> GIVEN PROBLEM
Copy exactly the lines from the beginning of the data down to and including the line holding "fig = plt.figure(figsize=(W", without any pictures.
=======
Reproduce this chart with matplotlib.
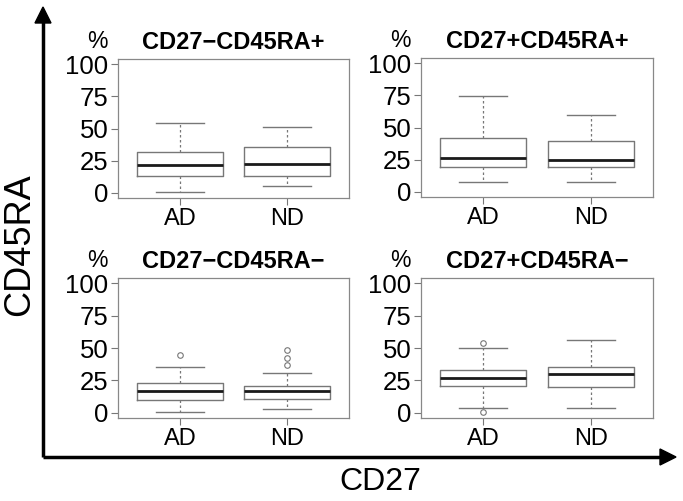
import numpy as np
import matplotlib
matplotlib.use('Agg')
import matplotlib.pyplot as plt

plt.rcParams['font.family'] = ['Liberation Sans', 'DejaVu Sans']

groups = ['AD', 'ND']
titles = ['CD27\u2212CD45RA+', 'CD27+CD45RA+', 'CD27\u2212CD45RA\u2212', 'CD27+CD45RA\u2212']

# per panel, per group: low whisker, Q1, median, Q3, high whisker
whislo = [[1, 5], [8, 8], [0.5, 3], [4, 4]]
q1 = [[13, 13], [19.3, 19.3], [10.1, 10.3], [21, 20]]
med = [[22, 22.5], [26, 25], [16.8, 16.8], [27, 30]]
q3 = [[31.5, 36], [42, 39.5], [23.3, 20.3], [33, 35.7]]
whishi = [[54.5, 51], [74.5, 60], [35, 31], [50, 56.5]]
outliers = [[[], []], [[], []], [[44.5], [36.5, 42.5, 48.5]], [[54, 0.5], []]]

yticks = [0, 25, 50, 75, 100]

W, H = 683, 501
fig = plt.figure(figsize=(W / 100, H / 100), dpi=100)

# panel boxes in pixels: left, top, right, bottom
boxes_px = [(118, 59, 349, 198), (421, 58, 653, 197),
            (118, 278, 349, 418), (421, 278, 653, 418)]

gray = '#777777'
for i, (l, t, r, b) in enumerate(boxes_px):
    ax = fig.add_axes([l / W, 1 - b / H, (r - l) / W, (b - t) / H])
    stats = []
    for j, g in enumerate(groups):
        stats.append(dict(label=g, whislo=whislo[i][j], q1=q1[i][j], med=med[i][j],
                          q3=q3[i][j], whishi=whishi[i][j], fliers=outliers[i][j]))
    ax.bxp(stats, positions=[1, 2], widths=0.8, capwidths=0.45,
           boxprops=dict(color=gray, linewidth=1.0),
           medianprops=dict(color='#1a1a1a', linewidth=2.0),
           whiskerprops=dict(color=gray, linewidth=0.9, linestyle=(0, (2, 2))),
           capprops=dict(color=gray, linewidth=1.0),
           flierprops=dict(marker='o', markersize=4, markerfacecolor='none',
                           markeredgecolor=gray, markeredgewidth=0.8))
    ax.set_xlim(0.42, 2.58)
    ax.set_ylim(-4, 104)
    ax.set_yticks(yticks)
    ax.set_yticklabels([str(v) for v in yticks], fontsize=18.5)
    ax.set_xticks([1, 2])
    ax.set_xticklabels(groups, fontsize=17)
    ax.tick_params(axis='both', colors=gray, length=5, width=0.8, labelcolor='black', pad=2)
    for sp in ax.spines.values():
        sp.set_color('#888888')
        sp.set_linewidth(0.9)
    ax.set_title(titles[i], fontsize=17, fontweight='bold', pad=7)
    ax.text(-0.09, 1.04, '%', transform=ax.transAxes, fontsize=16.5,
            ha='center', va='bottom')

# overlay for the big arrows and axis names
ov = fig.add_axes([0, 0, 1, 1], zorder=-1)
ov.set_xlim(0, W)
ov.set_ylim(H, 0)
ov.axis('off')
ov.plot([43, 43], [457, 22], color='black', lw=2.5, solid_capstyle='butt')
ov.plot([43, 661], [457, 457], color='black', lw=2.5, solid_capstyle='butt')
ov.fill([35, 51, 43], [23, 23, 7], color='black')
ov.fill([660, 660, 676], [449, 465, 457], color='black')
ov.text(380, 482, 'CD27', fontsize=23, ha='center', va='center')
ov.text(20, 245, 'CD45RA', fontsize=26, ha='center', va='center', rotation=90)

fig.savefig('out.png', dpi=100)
=======
> ANSWER FOR THE TASK
Reproduce this chart with matplotlib.
import numpy as np
import matplotlib
matplotlib.use('Agg')
import matplotlib.pyplot as plt

plt.rcParams['font.family'] = ['Liberation Sans', 'DejaVu Sans']

groups = ['AD', 'ND']
titles = ['CD27\u2212CD45RA+', 'CD27+CD45RA+', 'CD27\u2212CD45RA\u2212', 'CD27+CD45RA\u2212']

# per panel, per group: low whisker, Q1, median, Q3, high whisker
whislo = [[1, 5], [8, 8], [0.5, 3], [4, 4]]
q1 = [[13, 13], [19.3, 19.3], [10.1, 10.3], [21, 20]]
med = [[22, 22.5], [26, 25], [16.8, 16.8], [27, 30]]
q3 = [[31.5, 36], [42, 39.5], [23.3, 20.3], [33, 35.7]]
whishi = [[54.5, 51], [74.5, 60], [35, 31], [50, 56.5]]
outliers = [[[], []], [[], []], [[44.5], [36.5, 42.5, 48.5]], [[54, 0.5], []]]

yticks = [0, 25, 50, 75, 100]

W, H = 683, 501
fig = plt.figure(figsize=(W / 100, H / 100), dpi=100)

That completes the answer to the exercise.